Maryland is falling behind other states with its own Obamacare health exchange reported the Washington Post yesterday. Hat tip: Don Irvine via twitter.
Here is the sorry tale (emphasis mine):
Maryland is wrestling with stubborn technological problems with its online insurance exchange, posting weak enrollment even as other states have signed up thousands of consumers for plans under President Obama’s new health-care law.
In October, the exchange’s first full month of operation, 1,278 people signed up for the private plans, and 465 signed up in the first week of November. Those low numbers raise questions about whether Maryland will achieve its enrollment target of 150,000 by the end of March. The state has about 800,000 uninsured residents.
Backup options, such as paper applications, are proving time-consuming and cumbersome. Front-line helpers must manually enter information from paper applications into electronic ones, using an internal state Web page available from only some government buildings. That puts access out of reach for many helpers working at community organizations.
The Maryland exchange’s rocky start is in marked contrast to some other states running their own marketplaces, including California, Connecticut and Kentucky.
The O’Malley Administration blessed Obamacare early:
Maryland’s stumbles were unexpected, given that the state was one of the earliest and most enthusiastic supporters of the Affordable Care Act.
No worries for 10% of Maryland’s 800,000 uninsured, they will automatically be signed up for Medicaid—yippee!

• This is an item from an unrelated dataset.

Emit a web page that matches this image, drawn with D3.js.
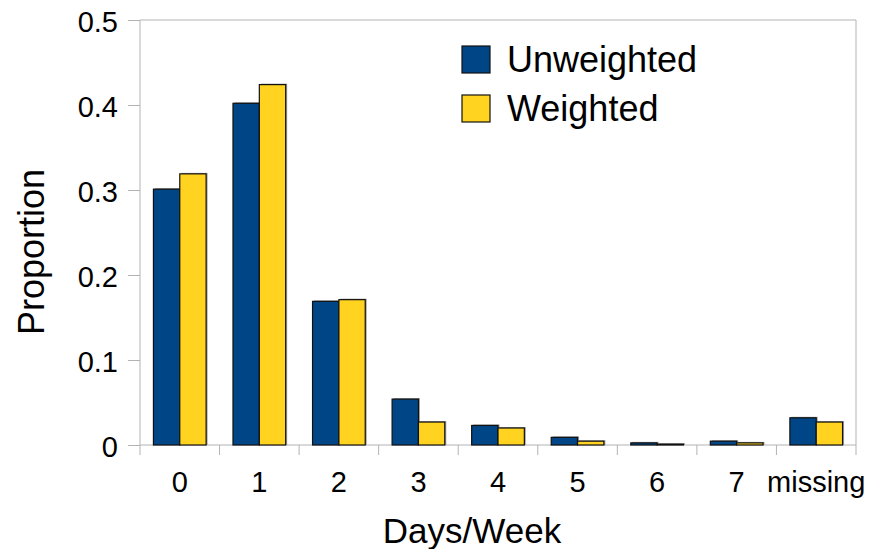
<!DOCTYPE html>
<html>
<head>
<meta charset="utf-8">
<script src="https://cdn.jsdelivr.net/npm/d3@7"></script>
<style>
  html, body { margin: 0; padding: 0; background: #fff; }
  svg { display: block; font-family: "Liberation Sans", Arial, sans-serif; }
</style>
</head>
<body>
<svg id="chart" width="873" height="549"></svg>
<script>
const categories = ["0", "1", "2", "3", "4", "5", "6", "7", "missing"];
const seriesNames = ["Unweighted", "Weighted"];
const unweighted = [0.301, 0.402, 0.169, 0.054, 0.023, 0.009, 0.0025, 0.0045, 0.032];
const weighted   = [0.319, 0.424, 0.171, 0.027, 0.020, 0.0045, 0.001, 0.0025, 0.027];
const yTicks = [0, 0.1, 0.2, 0.3, 0.4, 0.5];
const colors = ["#004586", "#ffd320"];

const svg = d3.select("#chart");
const plotL = 140, plotR = 856, plotT = 20, plotB = 445;
const gridColor = "#b3b3b3";

const x = d3.scaleBand().domain(categories).range([plotL, plotR]).padding(0);
const x1 = d3.scaleBand().domain(seriesNames).range([0, x.bandwidth()])
  .paddingInner(0).paddingOuter(0.51);
const y = d3.scaleLinear().domain([0, 0.5]).range([plotB, plotT]);

// plot frame (top and right)
svg.append("line").attr("x1", plotL).attr("x2", plotR).attr("y1", plotT).attr("y2", plotT)
  .attr("stroke", gridColor).attr("stroke-width", 1);
svg.append("line").attr("x1", plotR).attr("x2", plotR).attr("y1", plotT).attr("y2", plotB + 10)
  .attr("stroke", gridColor).attr("stroke-width", 1);

// y axis
const yAxis = d3.axisLeft(y).tickValues(yTicks).tickSize(12).tickPadding(10)
  .tickFormat(d => d === 0 ? "0" : d3.format(".1f")(d));
const gy = svg.append("g").attr("transform", `translate(${plotL},0)`).call(yAxis);
gy.select(".domain").remove();
gy.selectAll(".tick line").attr("stroke", gridColor);
gy.selectAll(".tick text").attr("font-size", 29).attr("fill", "#000")
  .attr("font-family", '"Liberation Sans", Arial, sans-serif').attr("dy", "0.38em");
svg.append("line").attr("x1", plotL).attr("x2", plotL).attr("y1", plotT).attr("y2", plotB + 10)
  .attr("stroke", gridColor);

// x axis
const xAxis = d3.axisBottom(x).tickSize(0).tickPadding(26);
const gx = svg.append("g").attr("transform", `translate(0,${plotB})`).call(xAxis);
gx.select(".domain").remove();
gx.selectAll(".tick text").attr("font-size", 29).attr("fill", "#000")
  .attr("font-family", '"Liberation Sans", Arial, sans-serif').attr("dy", "0.71em");
svg.append("line").attr("x1", plotL).attr("x2", plotR).attr("y1", plotB).attr("y2", plotB)
  .attr("stroke", gridColor);
svg.append("g").selectAll("line").data(categories.slice(1)).join("line")
  .attr("x1", d => x(d)).attr("x2", d => x(d))
  .attr("y1", plotB).attr("y2", plotB + 10).attr("stroke", gridColor);

// bars
const data = categories.map((c, i) => ({ cat: c, vals: [unweighted[i], weighted[i]] }));
const groups = svg.append("g").selectAll("g").data(data).join("g")
  .attr("transform", d => `translate(${x(d.cat)},0)`);
const barData = d => d.vals.map((v, j) => ({ name: seriesNames[j], v, j }));
groups.selectAll("rect.shadow").data(barData).join("rect").attr("class", "shadow")
  .attr("x", b => x1(b.name) + 1.5).attr("y", b => y(b.v) - 1)
  .attr("width", x1.bandwidth()).attr("height", b => plotB - y(b.v) + 1)
  .attr("fill", "#8c8c8c").attr("opacity", 0.8);
groups.selectAll("rect.bar").data(barData).join("rect").attr("class", "bar")
  .attr("x", b => x1(b.name)).attr("y", b => y(b.v))
  .attr("width", x1.bandwidth()).attr("height", b => plotB - y(b.v))
  .attr("fill", b => colors[b.j]).attr("stroke", "#111").attr("stroke-width", 1.2);

// legend
const legend = svg.append("g").selectAll("g").data(seriesNames).join("g")
  .attr("transform", (d, i) => `translate(462,${46 + i * 49})`);
legend.append("rect").attr("width", 28).attr("height", 27)
  .attr("fill", (d, i) => colors[i]).attr("stroke", "#111").attr("stroke-width", 1.2);
legend.append("text").attr("x", 45).attr("y", 26).attr("font-size", 36).attr("fill", "#000")
  .text(d => d);

// axis titles
svg.append("text").attr("x", 472).attr("y", 543).attr("text-anchor", "middle")
  .attr("font-size", 35).attr("fill", "#000").text("Days/Week");
svg.append("text").attr("transform", "translate(44,252) rotate(-90)").attr("text-anchor", "middle")
  .attr("font-size", 36).attr("fill", "#000").text("Proportion");
</script>
</body>
</html>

Some states that have not enrolled large numbers of people in private plans have signed up tens of thousands of individuals for Medicaid, the state-federal program for the poor and disabled. In Maryland, more than 80,000 people in a special health plan for low-income residents will automatically be enrolled in Medicaid coverage starting Jan. 1.
Does that mean 80,000 new voters too?
Although there is no mention of O’Malley’s political future being on the line, the WaPo does mention a possible set-back for O’Malley’s right hand man.
The problems have become fodder in the race to succeed Gov. Martin O’Malley (D). State Attorney General Douglas F. Gansler (D) is blaming the missteps on his chief Democratic rival, Lt. Gov. Anthony G. Brown, who played a leading role in implementing the law.